Star search

A UVic astronomer's laboratory is on the other side of the universe

by Valerie Shore

A long time ago in a galaxy far, far away...

Sounds like the introduction to Star Wars, doesn't it? It's also a great way to summarize the work of Dr. Sara Ellison, whose scientific curiosity extends far beyond the boundaries of Earth - and into the far reaches of the universe.

Ellison is a UVic astronomer and Canada Research Chair in observational cosmology who studies the chemical evolution of galaxies. "It's a quest to answer the most fundamental question of all," she says. "How did we get from the simple ingredients that came out of the Big Bang to the rich fabric of galaxies and stars we see around us today?"

The Big Bang refers to the massive explosion that scientists believe created the universe more than 13 billion years ago. Over time the universe has expanded and cooled, and galaxies - essentially large cities of stars - were formed. Our own Milky Way galaxy, for example, has tens of billions of stars, including our sun.

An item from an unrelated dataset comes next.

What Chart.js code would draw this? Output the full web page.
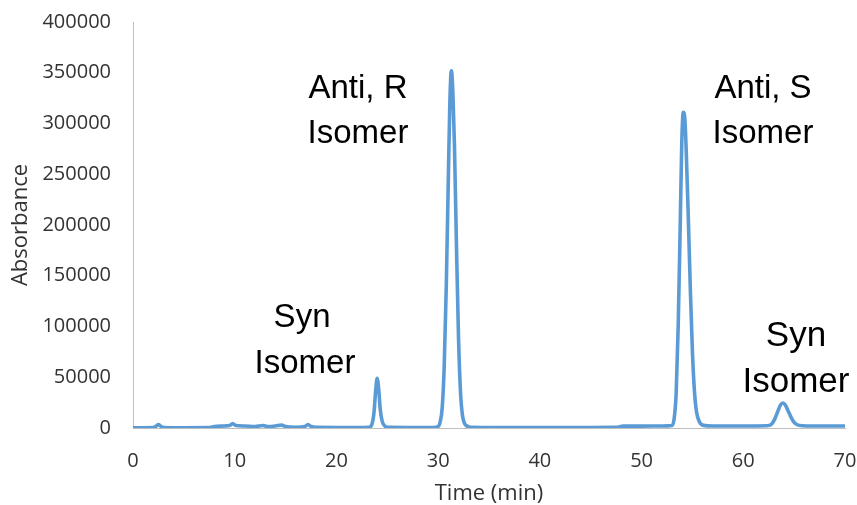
<!DOCTYPE html>
<html>
<head>
<meta charset="utf-8">
<script src="https://cdn.jsdelivr.net/npm/chart.js@4/dist/chart.umd.min.js"></script>
<style>
  html, body { margin: 0; padding: 0; background: #ffffff; }
  #wrap { width: 857px; height: 505px; }
</style>
</head>
<body>
<div id="wrap"><canvas id="c" width="857" height="505"></canvas></div>
<script>
// ---- Data ----
const timeMin = [
  0, 1, 2, 2.3, 2.5, 2.7, 3.0, 5, 7.5, 8, 9, 9.5, 9.8, 10.1, 11, 12, 12.8, 13.2, 14, 14.6,
  15, 16, 16.9, 17.2, 17.5, 18, 20, 22, 23.2, 23.5, 23.7, 23.85, 24.0, 24.15, 24.3, 24.5, 24.8, 25.2,
  27, 29.5, 30.0, 30.2, 30.4, 30.6, 30.8, 31.0, 31.15, 31.3, 31.45, 31.6, 31.8, 32.0, 32.2, 32.4, 32.7, 33.2,
  36, 40, 44, 47.5, 48.2, 50, 52, 53.0, 53.2, 53.4, 53.6, 53.8, 53.95, 54.1, 54.25, 54.4, 54.6, 54.8,
  55.0, 55.2, 55.4, 55.7, 56.1, 57, 60, 62.3, 62.8, 63.1, 63.4, 63.65, 63.9, 64.15, 64.4, 64.7, 65.0,
  65.3, 65.8, 67, 70
];
const absorbance = [
  300, 300, 400, 2000, 3500, 2000, 500, 300, 400, 1500, 2000, 2500, 4500, 2500, 2000, 1500, 2500, 1500, 2000, 2800,
  1500, 800, 1500, 3500, 1500, 600, 500, 500, 800, 4000, 16000, 36000, 49000, 39000, 19000, 6500, 1500, 600,
  500, 500, 1500, 6000, 20000, 62000, 140000, 245000, 320000, 352000, 330000, 280000, 180000, 90000, 35000, 12000, 3000, 800,
  500, 400, 500, 600, 1800, 1800, 2000, 2500, 9000, 34000, 100000, 200000, 280000, 311000, 305000, 270000, 205000, 135000,
  75000, 36000, 16000, 6000, 2600, 2000, 2000, 2200, 4000, 9000, 16500, 22500, 24600, 22500, 17000, 10500, 5500,
  3200, 2200, 2000, 2000
];
const xTicks = [0, 10, 20, 30, 40, 50, 60, 70];
const yTicks = [0, 50000, 100000, 150000, 200000, 250000, 300000, 350000, 400000];
const xTitle = "Time (min)";
const yTitle = "Absorbance";
// Peak labels: text line, anchored at (time, absorbance) = centre / baseline of the text
const peakLabels = [
  { text: "Anti, R", t: 22.12, a: 325100, size: 33 },
  { text: "Isomer",  t: 22.12, a: 280800, size: 33 },
  { text: "Syn",     t: 16.62, a: 99500,  size: 33 },
  { text: "Isomer",  t: 16.91, a: 54200,  size: 33 },
  { text: "Anti, S", t: 61.94, a: 325100, size: 33 },
  { text: "Isomer",  t: 61.94, a: 280800, size: 33 },
  { text: "Syn",     t: 65.18, a: 80800,  size: 35 },
  { text: "Isomer",  t: 65.18, a: 35500,  size: 35 }
];

const points = timeMin.map((t, i) => ({ x: t, y: absorbance[i] }));

const peakLabelPlugin = {
  id: 'peakLabels',
  afterDatasetsDraw(chart) {
    const { ctx, scales: { x, y } } = chart;
    ctx.save();
    ctx.fillStyle = '#000000';
    ctx.textAlign = 'center';
    ctx.textBaseline = 'alphabetic';
    peakLabels.forEach(l => {
      ctx.font = l.size + 'px "Liberation Sans", Arial, sans-serif';
      ctx.fillText(l.text, x.getPixelForValue(l.t), y.getPixelForValue(l.a));
    });
    ctx.restore();
  }
};

new Chart(document.getElementById('c'), {
  type: 'line',
  data: {
    datasets: [{
      label: 'Absorbance',
      data: points,
      borderColor: '#5B9BD5',
      borderWidth: 3.6,
      pointRadius: 0,
      fill: false,
      cubicInterpolationMode: 'monotone',
      borderJoinStyle: 'round',
      borderCapStyle: 'round'
    }]
  },
  options: {
    responsive: false,
    devicePixelRatio: 1,
    animation: false,
    layout: { padding: { top: 22, right: 12, left: 0, bottom: 0 } },
    plugins: { legend: { display: false }, tooltip: { enabled: false } },
    scales: {
      x: {
        type: 'linear',
        min: 0, max: 70,
        afterFit: s => { s.height = 77; s.paddingLeft = 0; s.paddingRight = 0; },
        afterBuildTicks: s => { s.ticks = xTicks.map(v => ({ value: v })); },
        grid: { display: false, drawTicks: false },
        border: { display: true, color: '#BFBFBF', width: 1 },
        ticks: {
          padding: 21,
          color: '#333333',
          font: { family: '"Open Sans", sans-serif', size: 20 },
          maxRotation: 0,
          callback: v => String(v)
        },
        title: {
          display: true, text: xTitle, color: '#333333',
          font: { family: '"Open Sans", sans-serif', size: 22, lineHeight: 1.0 },
          padding: { top: 0, bottom: 0 }
        }
      },
      y: {
        type: 'linear',
        min: 0, max: 400000,
        afterFit: s => { s.width = 133; s.paddingTop = 0; s.paddingBottom = 0; },
        afterBuildTicks: s => { s.ticks = yTicks.map(v => ({ value: v })); },
        grid: { display: false, drawTicks: false },
        border: { display: true, color: '#BFBFBF', width: 1 },
        ticks: {
          padding: 22,
          color: '#333333',
          font: { family: '"Open Sans", sans-serif', size: 20 },
          callback: v => String(v)
        },
        title: {
          display: true, text: yTitle, color: '#333333',
          font: { family: '"Open Sans", sans-serif', size: 22, lineHeight: 1.0 },
          padding: { top: 10, bottom: 10 }
        }
      }
    }
  },
  plugins: [peakLabelPlugin]
});
</script>
</body>
</html>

It's the distant galaxies that hold special interest for Ellison. "Light from these galaxies was transmitted millions or billions of years ago," she says, "so as we look further and further away it's like taking slices through the history of the universe."

But the further away a galaxy is, the fainter it looks through even the most powerful telescopes. To get beyond that problem - literally - Ellison looks to the edge of the observable universe for intense points of light known as quasars.

"The light from these quasars has to travel far to get to me and my telescope, so the chances are it will go through a galaxy along the way," she explains. "If that happens, then some of the light will interact with the various gases in that galaxy."

By studying the spectrum of the quasar light when it finally reaches Earth, Ellison can determine if there's a galaxy in between, how far away it is and its chemical composition.

For the last six years, Ellison has led an international project to verify the accuracy of using quasars to study galaxies.

"The concern was that if we have a galaxy that's far along in its evolution and has produced a lot of dust which absorbs light, we might not be seeing a quasar behind it," she explains. "So our optical surveys might be biased against more evolved galaxies."

The Complete Optical and Radio Absorption Line System Survey (CORALS) used radio telescopes - which measure electromagnetic waves that go straight through dust - to select distant quasars. The results were then compared to data from optical telescopes.

"What we've found out so far is that there's not a big difference. That's good news because it means we can still rely on data from optical surveys, which are lot easier to collect."

Follow-up studies are planned over the next few years. One of these, using the Very Large Telescope (VLT) in Chile, will determine whether the galaxies identified by CORALS are more chemically evolved due to higher rates of star formation. Another study, using the Hubble Space Telescope and radio telescopes in West Virginia and India, will measure how much gas is in these galaxies, and their temperatures.

"These observations will provide one more piece of the puzzle toward figuring out the nature of distant galaxies," she says.

Ellison joined UVic in 2003 after three years at an observatory in Chile. She's also worked with telescopes in Australia, Spain and Hawaii and recently completed a project using the Hubble Space Telescope. Her ongoing work, funded by the Natural Sciences and Engineering Research Council and the Canada Foundation for Innovation, enhances UVic's growing reputation as a world-class centre for galaxy research.

"Our theory group does simulations on how galaxy structure evolves over time, and my observations can test those theories," she says. "It's a perfect fit."